Chronique

Bojan Z

Xenophonia

Bojan Zulfikarpasic (p, Fender, xenophone), Rémi Vignolo (b), Ari Hoenig (d), Ben Perowsky (b), Krassen Lutzkanov (kaval)

Label / Distribution : Label Bleu

Le dernier album de Bojan Z sonne comme le témoignage d’un musicien déraciné qui repousse encore plus dru là où il a mis les pieds (ou les mains), en s’enrichissant d’échanges et de rencontres.

Avec Xenophonia, on est d’abord accueilli par « Ulaz » (Bienvenue en Serbe), qui prépare le terreau d’un disque fertile en idées et en esprit d’ouverture. La première de ces idées, et non des moindres, est d’avoir conçu, à partir d’un vieux Fender Rhodes incomplet, un instrument hybride et unique au son… étrange : le xénophone. Avec lui, Bojan Z développe un langage très personnel, original bien sûr et cependant bel et bien universel.

De langages, il en est abondamment question dans ce disque (et les titres en français, anglais, néerlandais ou serbe en témoignent), puisqu’on y parle le rock (où l’on entend le xénophone sonner comme une guitare électrique sur « Wheels »), le blues (« Xenos Blues »), la pop (avec la reprise extraordinaire et subtile de « Ashes To Ashes » de David Bowie), la tendance free-jazz (sur l’improvisation collective de « Pendant ce temps chez le Général… ») et bien sûr le jazz « traditionnel » - si tant est que la musique de Bojan Z mérite ce qualificatif -, avec « The Mohican And The Great Spirit », titre peu connu d’Horace Silver, qui semble rendre hommage à cette musique aux idées larges.

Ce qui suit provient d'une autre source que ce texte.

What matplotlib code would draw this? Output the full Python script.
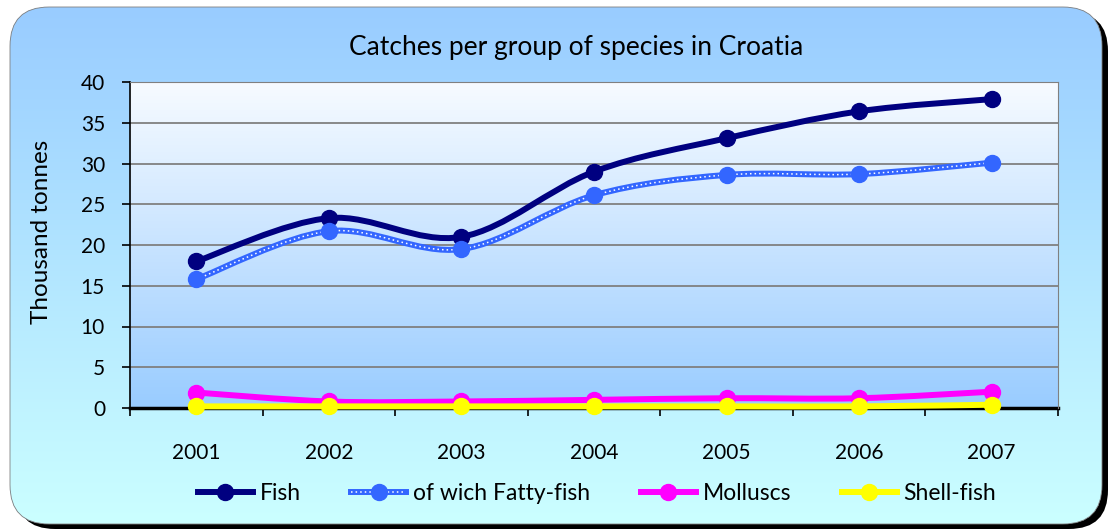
import numpy as np
import matplotlib
matplotlib.use('Agg')
from matplotlib import pyplot as plt
from matplotlib.patches import FancyBboxPatch, PathPatch
from matplotlib.path import Path
from matplotlib.lines import Line2D
from matplotlib.colors import LinearSegmentedColormap

plt.rcParams['font.family'] = ['Lato', 'DejaVu Sans']

years = ['2001', '2002', '2003', '2004', '2005', '2006', '2007']
fish = [18.0, 23.3, 21.0, 29.0, 33.1, 36.4, 37.9]
fatty_fish = [15.8, 21.7, 19.5, 26.1, 28.6, 28.7, 30.1]
molluscs = [1.9, 0.8, 0.8, 1.0, 1.2, 1.2, 2.0]
shell_fish = [0.2, 0.2, 0.2, 0.2, 0.2, 0.2, 0.4]


def smooth_path(xs, ys):
    # Catmull-Rom style bezier like Excel's smoothed lines
    pts = np.column_stack([xs, ys]).astype(float)
    ext = np.vstack([pts[0], pts, pts[-1]])
    verts = [pts[0]]
    codes = [Path.MOVETO]
    for i in range(len(pts) - 1):
        p0, p1, p2, p3 = ext[i], ext[i + 1], ext[i + 2], ext[i + 3]
        c1 = p1 + (p2 - p0) / 6
        c2 = p2 - (p3 - p1) / 6
        verts += [c1, c2, p2]
        codes += [Path.CURVE4] * 3
    return Path(verts, codes)


W, H = 1117, 531
fig = plt.figure(figsize=(W / 100, H / 100), dpi=100)
fig.patch.set_facecolor('white')

# outer rounded frame with shadow and gradient, on a background axes
bx0, by0, bx1, by1 = 10 / W, 1 - 524 / H, 1102 / W, 1 - 7 / H
bg_ax = fig.add_axes([0, 0, 1, 1], zorder=-5)
bg_ax.set_axis_off()


def box(dx=0.0, dy=0.0, **kw):
    return FancyBboxPatch((bx0 + dx, by0 + dy), bx1 - bx0, by1 - by0,
                          boxstyle='round,pad=0,rounding_size=0.035',
                          transform=bg_ax.transAxes, mutation_aspect=W / H, **kw)


bg_ax.add_patch(box(6 / W, -5 / H, facecolor='black', edgecolor='none', zorder=1))
bg_ax.add_patch(box(facecolor='#99ccff', edgecolor='none', zorder=2))
bg_cmap = LinearSegmentedColormap.from_list('bg', ['#99ccff', '#cbffff'])
grad = np.linspace(0, 1, 256).reshape(-1, 1)
im = bg_ax.imshow(grad, cmap=bg_cmap, aspect='auto',
                  extent=[bx0, bx1, by0, by1], zorder=3)
clip = box(facecolor='none', edgecolor='none')
bg_ax.add_patch(clip)
clip.set_visible(False)
im.set_clip_path(clip)
bg_ax.add_patch(box(facecolor='none', edgecolor='#7f7f7f', linewidth=0.6, zorder=4))
bg_ax.set_xlim(0, 1)
bg_ax.set_ylim(0, 1)

ax = fig.add_axes([130 / W, 1 - 408 / H, 928 / W, 326 / H])
ax.patch.set_alpha(0)
pa_cmap = LinearSegmentedColormap.from_list('pa', ['#f7fbff', '#99ccff'])
ax.imshow(grad, cmap=pa_cmap, aspect='auto', extent=[0, 1, 0, 1],
          transform=ax.transAxes, zorder=0)

x = np.arange(1, len(years) + 1)
LW = 4.3
MS = 11.5

ax.add_patch(PathPatch(smooth_path(x, fish), fill=False, edgecolor='#000080',
                       linewidth=LW, zorder=3))
ax.plot(x, fish, 'o', color='#000080', markersize=MS, zorder=4, clip_on=False)

ax.add_patch(PathPatch(smooth_path(x, fatty_fish), fill=False, edgecolor='#3366ff',
                       linewidth=LW, zorder=5))
ax.add_patch(PathPatch(smooth_path(x, fatty_fish), fill=False, edgecolor='white',
                       linewidth=1.1, linestyle=(0, (1, 2)), zorder=5))
ax.plot(x, fatty_fish, 'o', color='#3366ff', markersize=MS, zorder=6, clip_on=False)

ax.add_patch(PathPatch(smooth_path(x, molluscs), fill=False, edgecolor='#ff00ff',
                       linewidth=LW, zorder=7))
ax.plot(x, molluscs, 'o', color='#ff00ff', markersize=MS, zorder=8, clip_on=False)

ax.add_patch(PathPatch(smooth_path(x, shell_fish), fill=False, edgecolor='#ffff00',
                       linewidth=LW, zorder=9, clip_on=False))
ax.plot(x, shell_fish, 'o', color='#ffff00', markersize=MS, zorder=10, clip_on=False)

ax.set_xlim(0.5, 7.5)
ax.set_ylim(0, 40)
ax.set_yticks(range(0, 41, 5))
ax.yaxis.grid(True, color='#808080', linewidth=1.3, zorder=1)
ax.set_axisbelow(True)
ax.set_xticks(np.arange(0.5, 8, 1))
ax.set_xticklabels([])
ax.set_xticks(x, minor=True)
ax.set_xticklabels(years, minor=True, fontsize=15)
ax.tick_params(axis='x', which='major', direction='out', length=6, width=1.2)
ax.tick_params(axis='x', which='minor', length=0, pad=25)
ax.tick_params(axis='y', direction='out', length=6, width=1.2, labelsize=15, pad=12)
for s in ['top', 'right']:
    ax.spines[s].set_color('#808080')
ax.spines['left'].set_linewidth(1.2)
ax.spines['bottom'].set_linewidth(2.5)
ax.spines['bottom'].set_zorder(2)

fig.text(42 / W, 1 - 232 / H, 'Thousand tonnes', rotation=90,
         ha='center', va='center', fontsize=17.5)
fig.text(576 / W, 1 - 47 / H, 'Catches per group of species in Croatia',
         ha='center', va='center', fontsize=19)

h_fish = Line2D([], [], color='#000080', linewidth=LW, marker='o', markersize=MS)
h_fat = (Line2D([], [], color='#3366ff', linewidth=LW),
         Line2D([], [], color='white', linewidth=1.1, linestyle=(0, (1, 2))),
         Line2D([], [], color='#3366ff', linestyle='none', marker='o', markersize=MS))
h_mol = Line2D([], [], color='#ff00ff', linewidth=LW, marker='o', markersize=MS)
h_shell = Line2D([], [], color='#ffff00', linewidth=LW, marker='o', markersize=MS)
fig.legend([h_fish, h_fat, h_mol, h_shell],
           ['Fish', 'of wich Fatty-fish', 'Molluscs', 'Shell-fish'],
           loc='center', bbox_to_anchor=(597 / W, 1 - 494 / H), ncol=4,
           frameon=False, fontsize=16.5, handlelength=2.4, handletextpad=0.3,
           columnspacing=2.2)

fig.savefig('out.png', dpi=100)
plt.close()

Comme l’atteste le graphisme expressif et comme toujours soigné de la pochette, Bojan Z ne renie cependant pas ses origines. Il renforce même certains thèmes avec des « Kavals » (flûte des Balkans) sur quelques titres et reprend même son « CD-Rom » (inspiré de ces jeunes Roms vendeurs de CD pirates à Belgrade) de manière plus « sèche », plus « radicale », plus… « urgente ».

Ce disque est un bouillonnement perpétuel.

Par sa dextérité éblouissante au Fender, au piano ou au xenophone, Bojan accomplit untravail sur le son, décuplé, magnifié. Mais son talent ne s’arrête pas là, puisqu’il faut aussi le saluer pour avoir voulu intelligemment créer un son de groupe.

Et quel groupe !

Soulignons les interventions éclatantes d’Ari Hoenig (« Zeven » ou « Biggus D ») ou de Ben Perowsky (« Ulaz » ou « Pendant ce temps… »). Deux batteurs aux tempéraments différents, le premier jouant dans une veine « jazz », au harmonies énergiques, certes, mais de manière plus ronde, plus enveloppante, tandis que le deuxième bat de façon plus « linéaire », un peu plus « rock » en quelque sorte.

La présence de Rémi Vignolo tout au long de l’album est, elle aussi, précieuse. La connivence avec Bojan est évidente, et leurs échanges lumineux enrichissent encore l’architecture des compositions, leur donnent encore plus de corps et de profondeur.

Xenophonia est un disque éblouissant, bourré de contrastes et d’impertinences, gorgé de musiques intelligentes. Un disque jubilatoire et indispensable, qui pose sans doute un nouveau jalon dans le travail de Bojan Z.